Background information
- Born: Mamadou N'Diaye 28 July 1930 Dakar, Senegal
- Died: 19 August 2015 (aged 85)
- Occupations: Musician; composer; bandleader;
- Instrument: Sabar drums
- Years active: 1930s–2015
- Label: Real World
- Formerly of: Drummers of West Africa, Les Rosettes

= Doudou N'Diaye Rose =

Senegalese drummer, composer and bandleader (1930–2015)

Doudou N'Diaye Rose (Note: Pronounced /en/, /wo/, DOO-doo en-JYE ) (born Mamadou N'Diaye; 28 July 1930 – 19 August 2015) was a Senegalese drummer, composer, and bandleader, and was the recognized modern master of Senegal's traditional drum, the sabar. He was the father of a musical dynasty that includes some of the most successful traditional musicians of contemporary West Africa. He was one of the first musicians to bring Senegalese traditional music to the attention of the world.

==Career==
Rose was one of the most renowned African musicians of the 20th century. While he specialized in the sabar, he also played many other types of drum, such as the saourouba, assicot, bougarabou, meung meung, lambe, n'der, gorom babass, and khine. The child of a griot (West African bard caste) family, Ndiaye Rose began performing in the 1930s, but continued to make his living as a plumber for some time. Shortly before Senegalese independence, he performed with Josephine Baker, and became a favorite with Dakar audiences. In 1960, he became the first head of the Senegalese National Ballet, and in the 1970s, lead his Doudou N'Diaye Rose Orchestra.
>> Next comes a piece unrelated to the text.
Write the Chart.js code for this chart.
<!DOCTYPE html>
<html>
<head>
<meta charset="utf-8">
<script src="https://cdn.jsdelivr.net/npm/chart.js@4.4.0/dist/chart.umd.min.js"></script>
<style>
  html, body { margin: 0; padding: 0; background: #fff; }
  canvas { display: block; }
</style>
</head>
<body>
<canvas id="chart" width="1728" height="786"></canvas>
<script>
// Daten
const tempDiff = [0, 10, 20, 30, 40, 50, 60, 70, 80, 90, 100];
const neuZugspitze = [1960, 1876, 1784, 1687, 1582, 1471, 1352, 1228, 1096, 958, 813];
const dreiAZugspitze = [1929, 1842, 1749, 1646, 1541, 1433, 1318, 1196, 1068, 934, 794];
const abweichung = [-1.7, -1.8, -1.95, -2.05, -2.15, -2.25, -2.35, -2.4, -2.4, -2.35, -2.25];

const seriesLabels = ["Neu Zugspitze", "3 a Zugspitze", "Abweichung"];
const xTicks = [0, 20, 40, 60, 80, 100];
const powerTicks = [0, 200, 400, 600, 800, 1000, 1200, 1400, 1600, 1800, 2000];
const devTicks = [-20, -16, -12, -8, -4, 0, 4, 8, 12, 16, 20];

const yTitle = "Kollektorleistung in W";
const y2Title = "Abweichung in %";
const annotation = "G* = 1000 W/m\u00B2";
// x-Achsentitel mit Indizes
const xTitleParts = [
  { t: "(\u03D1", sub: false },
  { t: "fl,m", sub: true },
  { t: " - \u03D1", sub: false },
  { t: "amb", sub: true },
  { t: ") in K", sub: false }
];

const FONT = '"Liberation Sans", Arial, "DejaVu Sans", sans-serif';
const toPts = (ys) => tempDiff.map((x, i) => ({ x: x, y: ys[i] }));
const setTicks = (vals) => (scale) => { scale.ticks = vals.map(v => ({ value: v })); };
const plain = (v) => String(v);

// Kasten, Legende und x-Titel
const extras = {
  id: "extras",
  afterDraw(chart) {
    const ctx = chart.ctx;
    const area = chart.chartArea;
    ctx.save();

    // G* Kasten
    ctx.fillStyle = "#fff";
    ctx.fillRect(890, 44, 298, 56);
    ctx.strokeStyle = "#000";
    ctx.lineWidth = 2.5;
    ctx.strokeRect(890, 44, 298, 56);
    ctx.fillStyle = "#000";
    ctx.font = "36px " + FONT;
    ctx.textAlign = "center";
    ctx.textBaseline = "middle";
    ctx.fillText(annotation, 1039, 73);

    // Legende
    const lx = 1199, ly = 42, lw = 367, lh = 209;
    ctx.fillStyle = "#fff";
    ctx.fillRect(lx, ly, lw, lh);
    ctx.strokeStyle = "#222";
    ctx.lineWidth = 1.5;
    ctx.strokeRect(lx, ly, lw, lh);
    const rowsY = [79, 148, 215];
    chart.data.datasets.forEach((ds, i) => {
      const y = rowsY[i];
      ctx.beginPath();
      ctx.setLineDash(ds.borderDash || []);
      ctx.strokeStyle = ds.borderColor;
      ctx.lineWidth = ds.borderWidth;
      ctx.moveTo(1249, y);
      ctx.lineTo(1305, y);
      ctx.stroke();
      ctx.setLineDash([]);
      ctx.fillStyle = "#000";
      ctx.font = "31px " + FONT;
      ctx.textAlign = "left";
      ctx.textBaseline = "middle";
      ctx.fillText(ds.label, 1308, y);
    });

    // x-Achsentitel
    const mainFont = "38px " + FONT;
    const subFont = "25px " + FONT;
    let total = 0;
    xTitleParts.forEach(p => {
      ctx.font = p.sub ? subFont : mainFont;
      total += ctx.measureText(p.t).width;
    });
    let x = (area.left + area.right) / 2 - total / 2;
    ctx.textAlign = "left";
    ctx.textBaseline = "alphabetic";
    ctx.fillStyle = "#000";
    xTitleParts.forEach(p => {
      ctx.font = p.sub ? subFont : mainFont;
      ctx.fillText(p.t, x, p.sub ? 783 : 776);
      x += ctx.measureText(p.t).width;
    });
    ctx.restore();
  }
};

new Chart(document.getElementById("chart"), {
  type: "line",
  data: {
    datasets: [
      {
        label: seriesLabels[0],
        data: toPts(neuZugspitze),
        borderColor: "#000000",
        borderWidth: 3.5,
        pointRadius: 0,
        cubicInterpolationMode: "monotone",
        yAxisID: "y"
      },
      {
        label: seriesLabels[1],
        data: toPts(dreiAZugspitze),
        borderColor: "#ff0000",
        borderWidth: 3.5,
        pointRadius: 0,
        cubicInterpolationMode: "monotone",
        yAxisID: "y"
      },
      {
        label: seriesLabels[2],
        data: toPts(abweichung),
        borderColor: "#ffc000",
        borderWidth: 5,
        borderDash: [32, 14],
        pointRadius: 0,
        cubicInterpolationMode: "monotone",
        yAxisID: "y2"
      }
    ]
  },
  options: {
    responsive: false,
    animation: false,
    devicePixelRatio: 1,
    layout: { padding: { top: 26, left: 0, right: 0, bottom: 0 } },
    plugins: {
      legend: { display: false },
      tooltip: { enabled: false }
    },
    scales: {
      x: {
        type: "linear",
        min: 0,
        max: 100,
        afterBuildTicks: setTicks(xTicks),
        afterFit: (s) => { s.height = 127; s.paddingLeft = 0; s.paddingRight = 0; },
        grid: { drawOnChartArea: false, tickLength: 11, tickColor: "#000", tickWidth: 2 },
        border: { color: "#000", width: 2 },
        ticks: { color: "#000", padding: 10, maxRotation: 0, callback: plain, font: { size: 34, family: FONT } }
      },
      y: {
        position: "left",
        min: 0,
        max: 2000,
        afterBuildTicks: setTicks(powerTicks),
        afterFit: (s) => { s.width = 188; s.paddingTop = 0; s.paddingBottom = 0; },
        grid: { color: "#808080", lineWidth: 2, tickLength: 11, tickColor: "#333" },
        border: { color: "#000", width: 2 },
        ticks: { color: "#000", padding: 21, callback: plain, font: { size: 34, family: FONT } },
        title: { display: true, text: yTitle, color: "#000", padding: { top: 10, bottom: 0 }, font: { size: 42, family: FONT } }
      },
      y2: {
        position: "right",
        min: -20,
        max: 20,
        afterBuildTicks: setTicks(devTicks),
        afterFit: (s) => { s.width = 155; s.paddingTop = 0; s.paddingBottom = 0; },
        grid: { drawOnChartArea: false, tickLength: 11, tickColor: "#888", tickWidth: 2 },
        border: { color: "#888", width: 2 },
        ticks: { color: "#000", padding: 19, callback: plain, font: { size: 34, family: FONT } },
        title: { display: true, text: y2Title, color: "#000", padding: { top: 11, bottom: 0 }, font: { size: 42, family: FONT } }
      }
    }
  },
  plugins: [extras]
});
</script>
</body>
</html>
He also collaborated with Miles Davis and the Rolling Stones.

In 2006, he was declared a "living human treasure" by the UN cultural agency (UNESCO) for keeping traditional rhythms alive.

Among his final concerts were a festival in celebration of his 85th birthday and Deggi Daaj International, a festival dedicated to the sabar drum and dance culture, with whom he collaborated intimately since 2012.

===Family of drummers===
Born in Dakar, Senegal, into a family of Wolof royals, he was the founder and chief drum major of the Drummers of West Africa (all members of his family), with whom he also performed. He also led an all-female drum group called Les Rosettes, composed entirely of his own daughters and granddaughters.

==Styles==
N'Diaye Rose was purported to have developed 500 new rhythms, featuring complex and ever-changing rhythmic structures which he conducted with his trademark vigorous style. He also invented new types of drum.

==Recorded work==
His most well-known album, Djabote (Real World CDRW43), features 12 tracks recorded on the Isle of Gorée in March 1991. It was recorded in one week with his group of 50 drummers and the Julien Jouga's Choir, an 80-member, all-female choir.

N'Diaye Rose performed with Dizzy Gillespie, Alan Stivell (on the album Again), Miles Davis, the Rolling Stones, Peter Gabriel, Kodo and Bill Bruford. He is also featured in the remix of "The Warning" by Nine Inch Nails, which was on their album Year Zero Remixed.

==Films==
- Djabote: Senegalese Drumming & Song From Master Drummer Doudou Ndiaye Rose (1993). Directed by Béatrice Soulé and Eric Millot. Montpelier, Vermont: Multicultural Media.